» **Exercise objective**: What is the count of lines in the listing below that hold the string "this"? Reply with that number alone.

_ _ _

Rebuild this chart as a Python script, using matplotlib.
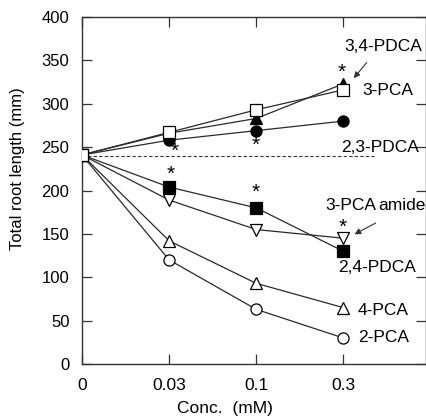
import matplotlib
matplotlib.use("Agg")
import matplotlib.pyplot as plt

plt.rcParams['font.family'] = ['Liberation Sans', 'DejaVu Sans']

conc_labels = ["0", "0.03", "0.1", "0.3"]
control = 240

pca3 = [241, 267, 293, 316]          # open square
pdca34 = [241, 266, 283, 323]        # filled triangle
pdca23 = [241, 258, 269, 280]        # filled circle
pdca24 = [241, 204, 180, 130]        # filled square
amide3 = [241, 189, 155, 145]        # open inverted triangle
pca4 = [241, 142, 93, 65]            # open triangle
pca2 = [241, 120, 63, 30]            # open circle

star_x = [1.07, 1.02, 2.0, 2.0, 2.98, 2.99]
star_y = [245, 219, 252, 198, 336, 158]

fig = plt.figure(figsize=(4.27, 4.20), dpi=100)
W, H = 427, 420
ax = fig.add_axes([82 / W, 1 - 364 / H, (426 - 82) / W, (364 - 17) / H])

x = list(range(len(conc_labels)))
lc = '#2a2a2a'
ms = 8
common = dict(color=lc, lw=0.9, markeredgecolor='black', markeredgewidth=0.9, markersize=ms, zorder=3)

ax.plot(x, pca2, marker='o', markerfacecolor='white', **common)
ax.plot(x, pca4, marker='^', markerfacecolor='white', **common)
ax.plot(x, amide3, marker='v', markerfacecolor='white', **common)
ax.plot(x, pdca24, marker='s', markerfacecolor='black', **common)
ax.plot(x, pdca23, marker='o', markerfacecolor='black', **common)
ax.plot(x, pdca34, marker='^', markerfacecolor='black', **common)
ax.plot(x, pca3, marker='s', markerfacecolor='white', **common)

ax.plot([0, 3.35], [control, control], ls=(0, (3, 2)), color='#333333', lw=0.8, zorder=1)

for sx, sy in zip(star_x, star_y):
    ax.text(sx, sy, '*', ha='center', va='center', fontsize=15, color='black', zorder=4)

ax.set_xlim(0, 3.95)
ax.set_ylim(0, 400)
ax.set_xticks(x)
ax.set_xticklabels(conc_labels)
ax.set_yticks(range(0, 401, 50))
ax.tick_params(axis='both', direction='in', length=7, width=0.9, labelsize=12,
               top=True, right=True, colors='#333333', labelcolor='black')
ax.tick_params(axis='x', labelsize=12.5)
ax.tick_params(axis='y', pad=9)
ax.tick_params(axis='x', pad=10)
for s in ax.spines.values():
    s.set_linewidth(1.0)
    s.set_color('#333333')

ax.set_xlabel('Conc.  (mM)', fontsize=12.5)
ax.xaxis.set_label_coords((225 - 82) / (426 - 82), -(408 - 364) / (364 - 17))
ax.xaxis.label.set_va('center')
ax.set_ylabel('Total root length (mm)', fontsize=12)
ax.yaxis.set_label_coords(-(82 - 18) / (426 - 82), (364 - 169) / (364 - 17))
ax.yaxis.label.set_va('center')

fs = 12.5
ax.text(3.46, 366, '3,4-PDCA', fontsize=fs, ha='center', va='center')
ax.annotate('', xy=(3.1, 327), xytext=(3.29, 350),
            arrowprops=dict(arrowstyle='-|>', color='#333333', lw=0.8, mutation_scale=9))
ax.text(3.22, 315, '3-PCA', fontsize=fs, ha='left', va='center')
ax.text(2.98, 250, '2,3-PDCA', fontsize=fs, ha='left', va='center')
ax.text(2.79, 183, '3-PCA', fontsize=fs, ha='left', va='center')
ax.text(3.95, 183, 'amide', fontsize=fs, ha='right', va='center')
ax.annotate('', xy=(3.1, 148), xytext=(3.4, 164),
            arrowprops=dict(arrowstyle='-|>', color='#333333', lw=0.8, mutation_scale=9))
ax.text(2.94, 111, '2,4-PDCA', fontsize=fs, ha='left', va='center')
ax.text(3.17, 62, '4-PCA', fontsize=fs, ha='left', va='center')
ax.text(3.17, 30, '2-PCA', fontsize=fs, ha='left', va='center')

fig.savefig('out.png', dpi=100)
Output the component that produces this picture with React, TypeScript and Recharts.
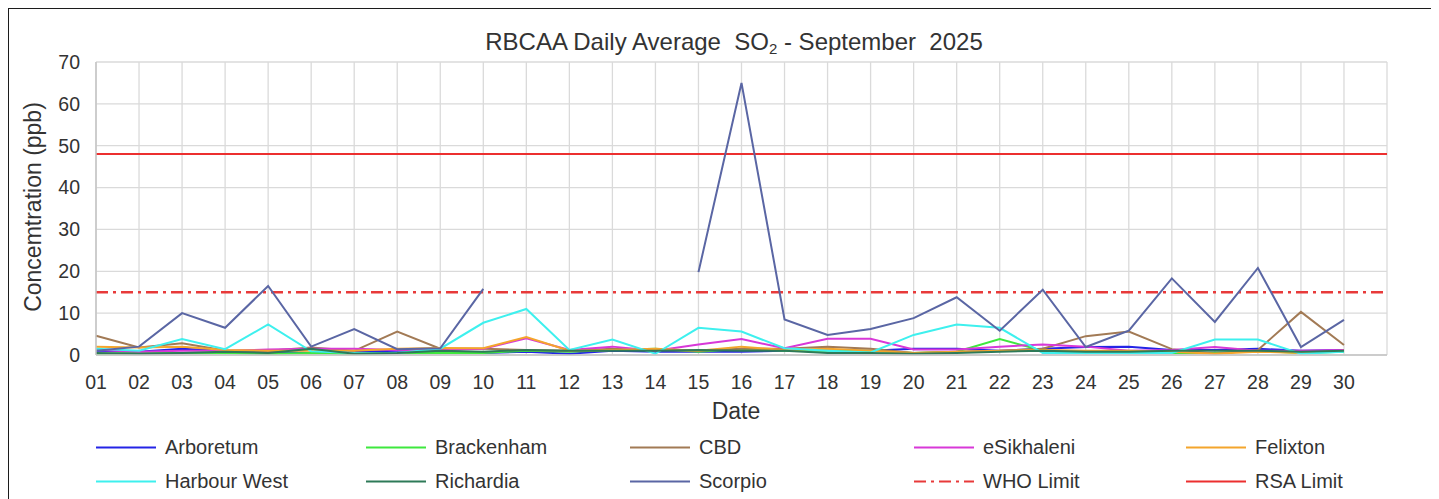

_ _ _

» **Answer to the task**: 2